The move is not expected to come overnight, however, and the CBM needs to recruit more staff to expand its capacity, he said.

A new draft of the central bank law is now with the Attorney General’s Office waiting to be reviewed, and must pass parliament before the institution can break free from government control over monetary policy.

“The CBM law would be amended to become more relevant for a system of an independent central bank,” said Maung Maung Win, one of two CBM deputies.

He said the law was unlikely to be put before parliament in the upcoming session, due to start on Wednesday, meaning independence is still months away at least.

Unlike independent central banks such as the US Federal Reserve or the Bank of England, the CBM does not increase or reduce official borrowing costs as a way of preventing the economy overheating or cooling too rapidly.

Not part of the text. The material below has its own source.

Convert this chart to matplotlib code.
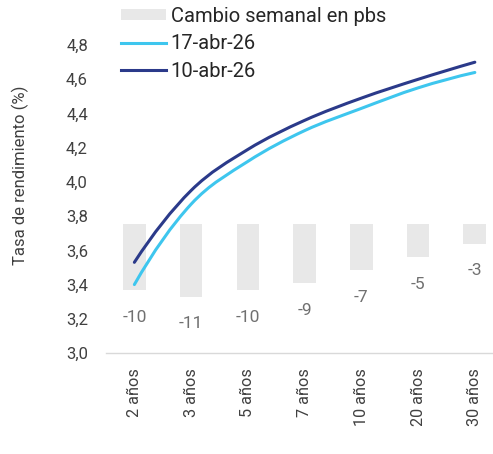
import matplotlib
matplotlib.use("Agg")
import matplotlib.pyplot as plt
from matplotlib.path import Path
from matplotlib.patches import PathPatch, Patch
from matplotlib.lines import Line2D
import numpy as np

plt.rcParams['font.family'] = ['Roboto', 'DejaVu Sans']

categories = ["2 años", "3 años", "5 años", "7 años", "10 años", "20 años", "30 años"]
curve_17abr = [3.40, 3.87, 4.12, 4.30, 4.43, 4.55, 4.64]
curve_10abr = [3.53, 3.95, 4.19, 4.36, 4.49, 4.60, 4.70]
cambio_pbs = [-10, -11, -10, -9, -7, -5, -3]
yticks = [3.0, 3.2, 3.4, 3.6, 3.8, 4.0, 4.2, 4.4, 4.6, 4.8]

C_LIGHT = "#3EC6EE"
C_DARK = "#2B3A8A"
C_BAR = "#E8E8E8"
C_TEXT = "#404040"

fig = plt.figure(figsize=(4.93, 4.54), dpi=100)
ax = fig.add_axes([0.215, 0.2225, 0.785, 0.7535])
ax2 = ax.twinx()
ax.set_zorder(ax2.get_zorder() + 1)
ax.patch.set_visible(False)

x = np.arange(len(categories))

# bars on secondary (hidden) axis
ax2.bar(x, cambio_pbs, width=0.4, color=C_BAR, zorder=1)
ax2.set_ylim(-19.55, 32.3)
ax2.axis('off')
for xi, v in zip(x, cambio_pbs):
    ax2.annotate(f"{v}", (xi, v), xytext=(0, -19.5), textcoords='offset points',
                 ha='center', va='center', fontsize=12.5, color="#707070")

def smooth_path(xs, ys):
    p = np.column_stack([xs, ys]).astype(float)
    n = len(p)
    m = np.zeros_like(p)
    m[0] = (-3 * p[0] + 4 * p[1] - p[2]) / 2.0
    m[-1] = (3 * p[-1] - 4 * p[-2] + p[-3]) / 2.0
    for i in range(1, n - 1):
        m[i] = (p[i + 1] - p[i - 1]) / 2.0
    verts = [p[0]]
    codes = [Path.MOVETO]
    for i in range(n - 1):
        verts += [p[i] + m[i] / 3.0, p[i + 1] - m[i + 1] / 3.0, p[i + 1]]
        codes += [Path.CURVE4] * 3
    return Path(verts, codes)

for data, col in [(curve_17abr, C_LIGHT), (curve_10abr, C_DARK)]:
    patch = PathPatch(smooth_path(x, data), facecolor='none', edgecolor=col,
                      lw=2.2, transform=ax.transData, zorder=3, capstyle='round')
    ax.add_patch(patch)

ax.set_xlim(-0.5, 6.32)
ax.set_ylim(3.0, 5.0)
ax.set_yticks(yticks)
ax.set_yticklabels([f"{t:.1f}".replace('.', ',') for t in yticks])
ax.set_xticks(x)
ax.set_xticklabels(categories, rotation=90, va='top', ha='center')
ax.tick_params(axis='both', length=0, colors=C_TEXT)
ax.tick_params(axis='y', pad=13, labelsize=12)
ax.tick_params(axis='x', pad=11, labelsize=11.7)
for s in ['top', 'right', 'left']:
    ax.spines[s].set_visible(False)
ax.spines['bottom'].set_color('#D9D9D9')
ax.spines['bottom'].set_linewidth(1.0)
ax.set_ylabel("Tasa de rendimiento (%)", fontsize=12, color=C_TEXT)
ax.yaxis.set_label_coords(-0.20, 0.52)

handles = [Patch(facecolor=C_BAR, edgecolor='none'),
           Line2D([], [], color=C_LIGHT, lw=2.2),
           Line2D([], [], color=C_DARK, lw=2.2)]
labels = ["Cambio semanal en pbs", "17-abr-26", "10-abr-26"]
leg = fig.legend(handles, labels, loc='upper left', bbox_to_anchor=(0.245, 0.985),
                 frameon=False, fontsize=14.5, handlelength=2.23, handleheight=0.5,
                 handletextpad=0.25, labelspacing=0.42, borderpad=0, borderaxespad=0)
for t in leg.get_texts():
    t.set_color("#262626")

fig.savefig("out.png", dpi=100)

Its main role, experts say, is to print money to fund the government’s budget deficit. But this has come at the cost of a long period of financial instability and double-digit inflation.

The CBM is “utterly beholden to the government,” said Sean Turnell, a Myanmar economic expert at Australia’s Macquarie University.

“The central bank at the moment is just a fiscal arm of the state so it’s unable to run an independent monetary policy. It must keep buying bonds issued by the government, in other words printing money.”

While independence of the CBM would be “a major revolutionary change”, further fiscal reforms will be needed to reduce the government’s dependence on the printing presses to fund its budget deficit, he said.

A lack of technical expertise is another hurdle, and the CBM is seeking overseas help to train its staff. Earlier this month it signed a memorandum of understanding with Thailand’s central bank on capacity building.

In a report published in May, the International Monetary Fund said that the CBM “does not have a monetary policy framework.”

It added: “The CBM should be given full operational autonomy and proper accountability, with the clearly defined primary objective of domestic price stability.”

But the IMF said the government had moved away from simply printing money to fund its deficits, helping to cool price pressures.

Inflation fell from nearly 33 percent in the fiscal year that ended in March 2008 to 4.2 percent in the year to March 2012, the report said.

According to the CBM’s website, the main objective of its monetary policy is “to maintain macroeconomic stability in the economy while promoting domestic savings”, using interest rates as its main instrument.

The Central Bank Rate currently stands at 10 percent.

But Turnell said the rate could not yet be considered a proper policy tool.

“It’s just a rate that puts a cap and a floor on the interest rate that the banks can pay and charge. It’s mainly a vehicle to try and ensure that the government’s financing is at a reasonable level of expense,” he said.

The moves to overhaul the CBM are part of wider reforms that have already led to the introduction of automatic teller machines (ATMs), a major step in a country where people often have to carry around large wads of cash.

Myanmar is also set to begin testing a new debit card system next month operated by the Myanmar Payment Union, a network of three state-owned banks and 13 private banks, with the support of the CBM.